«Immagina che lui non sarebbe lì se suo padre fosse ancora vivo. Il 27 marzo 1977 suo padre era sull’aereo sbagliato. Aereo sbagliato precipitato sull’isola sbagliata […] Lui non era ancora nato, può darsi che suo padre non sapesse nemmeno che lui sarebbe venuto al mondo».
Nel 1977, a causa di un disastro aereo a Tenerife, un uomo perde la vita, non venendo a conoscenza del figlio, Simon, che sarebbe nato molto dopo la sua morte. In Quelli che restano, romanzo di Gerbrand Bakker (Iperborea, traduzione di Elisabetta Svaluto Moreolo), i due personaggi sembrano essere destinati a non incontrarsi mai. Come si può pensare, infatti, di ritrovare il proprio padre sapendo che ormai non c’è più?
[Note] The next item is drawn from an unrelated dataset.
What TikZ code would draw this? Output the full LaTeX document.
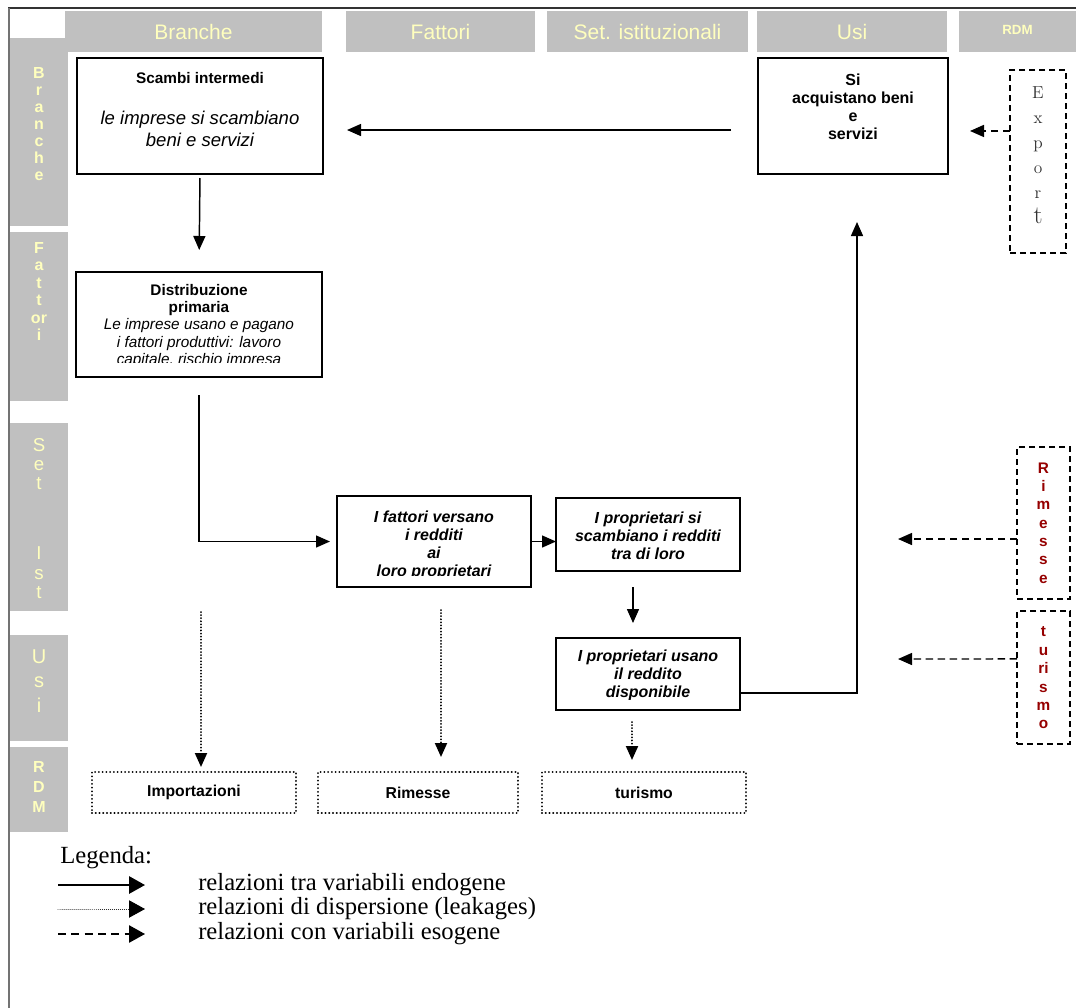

A tutto ciò, si aggiunge la presenza di una madre che, a seguito della morte del marito, ha cercato in ogni modo di eliminare i ricordi, di sviare i discorsi del figlio. Nonostante questo, una un parte lei cerca di occupare le sue giornate, dedicando la sua vita al volontariato; dall’altra c’è Simon: un parrucchiere che accoglie pochi clienti al giorno, che abita sopra il suo salone.
Tuttavia c’è una cosa che lega Simon e il padre: la stessa passione che li ha portati a svolgere lo stesso mestiere. Una passione che unisce due persone che non si conoscono e molto probabilmente mai si incontreranno.
Tema cardine di Quelli che restano è la perdita e il dolore che ne deriva: Simon, in realtà, non conserva alcun ricordo con e del padre. Non ha vissuto nulla con lui e nessuno gliene ha mai parlato. L’unica cosa che conosce è la data e la causa della sua morte. Dalla perdita derivano una serie di domande, come accade nelle prime pagine. Ci si domanda come sarebbe stata la nostra vita se ci fosse stata ancora quella persona accanto a noi. Ci si arrabbia con il destino, con il caso, che ha fatto sì che quella persona fosse sull’aereo sbagliato, precipitando sull’isola sbagliata. La perdita porta il tormento ed è ciò che ha permesso a Simon di rincorrere la storia di suo padre.
Simon riceve due aiuti: il nonno e uno scrittore che entra nel suo salone. Questo cliente, un po’ bizzarro, decide di trascorrere alcuni momenti della giornata seduto alla poltrona dello studio di Simon: dapprima vorrà raccontare il mestiere del parrucchiere, fin quando non si appassiona alla storia del padre di Simon fino a volerla raccontare. Bakker racconta la storia di un’assenza, sui rapporti familiari, ma anche sulla solitudine. Simon non è solo alla ricerca della figura paterna, ma sembra quasi essere alla ricerca di qualcosa a cui aggrapparsi, anche fisicamente, come un corpo.
Questo è ciò che prova quando si trova dinanzi a sé il corpo di Igor, ragazzo con disabilità intellettive che assiste in piscina assieme alla madre. E qui appare anche il tormento perché quel corpo non potrà mai toccarlo. Bakker analizza dunque ciò che si prova veramente quando si ha un forte desiderio che si trasforma in tormento. Così sembra tutto sfumare nella sua vita. Non può toccare nessun corpo a sé caro, seppur il suo mestiere lo porti a un contatto estremamente fisico con la gente. Nel romanzo di Bakker sembrano crearsi due storie che si legano: per Simon, alla fine, cercare il padre si intreccia con il desiderio di liberarsi dalla solitudine, trovare il proprio io.
Parallelamente, Simon deve ricostruire la vita di quel padre creduto morto. Si parte dal momento in cui aveva intrapreso quel viaggio, e dal peso del caso, che assume in tutta la storia un ruolo notevole. Si riesce a dare un nome e a ritrovarlo dopo quarant’anni come un uomo a cui piove addosso la verità sulla sua esistenza: per alcuni sei morto, hai ancora un padre vivo, una moglie e un figlio che non sapevi neppure di aver generato.
Infine, sul volume di Bakker aleggia il tema della famiglia, un legame che viene unito dal sangue ma anche da passioni e tradizioni che si susseguono nelle generazioni. Come accennato sopra, seppur alcuni membri non si conosceranno mai, lo scrittore olandese fa in modo che nei rispettivi saloni quelle persone possano unirsi, e che lo facciano con le forbici in mano.
Un’unione che avviene attraverso uno strumento che, invece, avrebbe il compito di tagliare le cose.